§ Source excerpt:
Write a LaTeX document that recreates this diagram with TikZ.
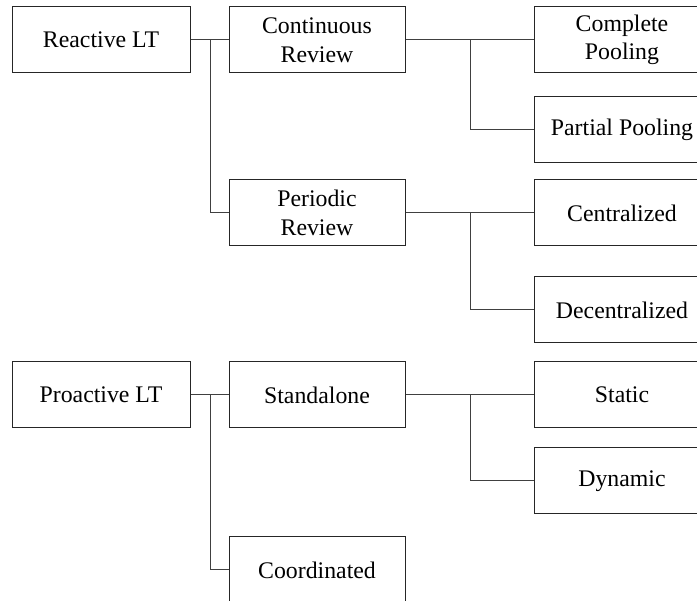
\documentclass[tikz,border=0pt]{standalone}
\usepackage{fontspec}
\setmainfont{Liberation Serif}

\tikzset{
  box/.style={draw=black!85, line width=1pt, fill=white, align=center,
    inner sep=0pt, minimum height=66pt,
    font=\fontsize{23.8}{28.5}\selectfont},
  midbox/.style={box, minimum width=176pt},
  rootbox/.style={box, minimum width=178pt},
  link/.style={draw=black!75, line width=1pt}
}

\begin{document}
\begin{tikzpicture}[x=1pt, y=-1pt]

  % Page frame, the right column and the last box run off the edge.
  \clip[use as bounding box] (0,0) rectangle (697,601);

  % ---- Reactive branch ----
  \node[rootbox] (reactive)   at (101, 40)   {Reactive LT};
  \node[midbox]  (continuous) at (317, 40)   {Continuous\\Review};
  \node[midbox]  (periodic)   at (317, 213)  {Periodic\\Review};
  \node[midbox]  (complete)   at (622, 40)   {Complete\\Pooling};
  \node[midbox]  (partial)    at (622, 130)  {Partial Pooling};
  \node[midbox]  (central)    at (622, 213)  {Centralized};
  \node[midbox]  (decentral)  at (622, 310)  {Decentralized};

  % ---- Proactive branch ----
  \node[rootbox] (proactive)  at (101, 395)  {Proactive LT};
  \node[midbox]  (standalone) at (317, 395)  {Standalone};
  \node[midbox]  (coord)      at (317, 570)  {Coordinated};
  \node[midbox]  (static)     at (622, 395)  {Static};
  \node[midbox]  (dynamic)    at (622, 481)  {Dynamic};

  % ---- Elbow connectors ----
  \draw[link] (reactive.east) -- (continuous.west);
  \draw[link] (reactive.east) -- ++(20,0) |- (periodic.west);
  \draw[link] (continuous.east) -- (complete.west);
  \draw[link] (continuous.east) -- ++(65,0) |- (partial.west);
  \draw[link] (periodic.east) -- (central.west);
  \draw[link] (periodic.east) -- ++(65,0) |- (decentral.west);

  \draw[link] (proactive.east) -- (standalone.west);
  \draw[link] (proactive.east) -- ++(20,0) |- (coord.west);
  \draw[link] (standalone.east) -- (static.west);
  \draw[link] (standalone.east) -- ++(65,0) |- (dynamic.west);

\end{tikzpicture}
\end{document}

§ Given instruction: Reproduce the whole listing exactly, but not the images in it.

§ Response to this task:
Write a LaTeX document that recreates this diagram with TikZ.
\documentclass[tikz,border=0pt]{standalone}
\usepackage{fontspec}
\setmainfont{Liberation Serif}

\tikzset{
  box/.style={draw=black!85, line width=1pt, fill=white, align=center,
    inner sep=0pt, minimum height=66pt,
    font=\fontsize{23.8}{28.5}\selectfont},
  midbox/.style={box, minimum width=176pt},
  rootbox/.style={box, minimum width=178pt},
  link/.style={draw=black!75, line width=1pt}
}

\begin{document}
\begin{tikzpicture}[x=1pt, y=-1pt]

  % Page frame, the right column and the last box run off the edge.
  \clip[use as bounding box] (0,0) rectangle (697,601);

  % ---- Reactive branch ----
  \node[rootbox] (reactive)   at (101, 40)   {Reactive LT};
  \node[midbox]  (continuous) at (317, 40)   {Continuous\\Review};
  \node[midbox]  (periodic)   at (317, 213)  {Periodic\\Review};
  \node[midbox]  (complete)   at (622, 40)   {Complete\\Pooling};
  \node[midbox]  (partial)    at (622, 130)  {Partial Pooling};
  \node[midbox]  (central)    at (622, 213)  {Centralized};
  \node[midbox]  (decentral)  at (622, 310)  {Decentralized};

  % ---- Proactive branch ----
  \node[rootbox] (proactive)  at (101, 395)  {Proactive LT};
  \node[midbox]  (standalone) at (317, 395)  {Standalone};
  \node[midbox]  (coord)      at (317, 570)  {Coordinated};
  \node[midbox]  (static)     at (622, 395)  {Static};
  \node[midbox]  (dynamic)    at (622, 481)  {Dynamic};

  % ---- Elbow connectors ----
  \draw[link] (reactive.east) -- (continuous.west);
  \draw[link] (reactive.east) -- ++(20,0) |- (periodic.west);
  \draw[link] (continuous.east) -- (complete.west);
  \draw[link] (continuous.east) -- ++(65,0) |- (partial.west);
  \draw[link] (periodic.east) -- (central.west);
  \draw[link] (periodic.east) -- ++(65,0) |- (decentral.west);

  \draw[link] (proactive.east) -- (standalone.west);
  \draw[link] (proactive.east) -- ++(20,0) |- (coord.west);
  \draw[link] (standalone.east) -- (static.west);
  \draw[link] (standalone.east) -- ++(65,0) |- (dynamic.west);

\end{tikzpicture}
\end{document}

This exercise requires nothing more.